For a person already familiar with Salesforce or Force.com, I would argue it is easier to learn with Apex than with another language. Apex is hardwired into the platform, and will have constructs that will very quickly seem familiar as you learn basic syntax and common Apex idioms. In addition to that, the ease of features like querying, data persistence, automatic availability of objects and fields are much simpler than with other languages, platforms, or frameworks.

I will say that in my opinion, being a developer isn't for everyone. But there is no substitute for trying to find out whether it is your thing. And you just don't know. I, for example, took degrees in Theater and French and didn't begin to learn to program until I was in my lat 20's.

When I was and instructor for Salesforce, I used to teach the course "Introduction to Object Oriented Programming with Apex" (course number ADM-231). It is offered on a regular basis in the US and UK. I think there are occasional APAC courses, too. It is one week, and there is a fee. But if your company sees value in you gaining some developer skills, they may see this as a worthwhile investment.

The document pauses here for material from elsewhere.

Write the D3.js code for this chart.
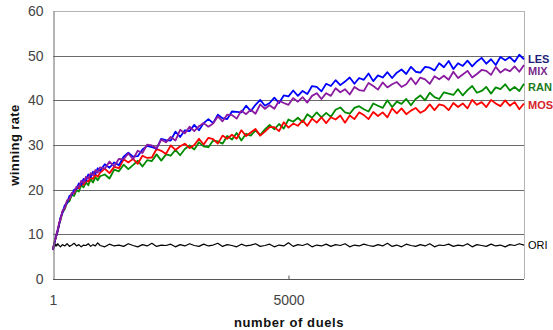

There are also numerous other free resources for experience Admin non-programmers to take their first steps with Apex such as David Liu's sfdc99 site. I've recently learned of Wes Nolte's online training on object oriented programming, where he uses Apex to illustrate OO concepts. Salesforce developer relations has announced that we've made public our "Apex for Admins" hands on workshop materials that we delivered at Dreamforce 14, including the workbook, slides, and video.

So plenty of stuff to study to help you along the way. My one piece of advice is to set your expectations, and the expectations of your management firmly in the realistic range. You may love it, you may hate it, you may get it right away, it may baffle you.

But by all means try it, give yourself a minimum of 6 months to take it all on board. It's the only way you'll know. And who knows, it may be the launching of a whole new chapter of your career.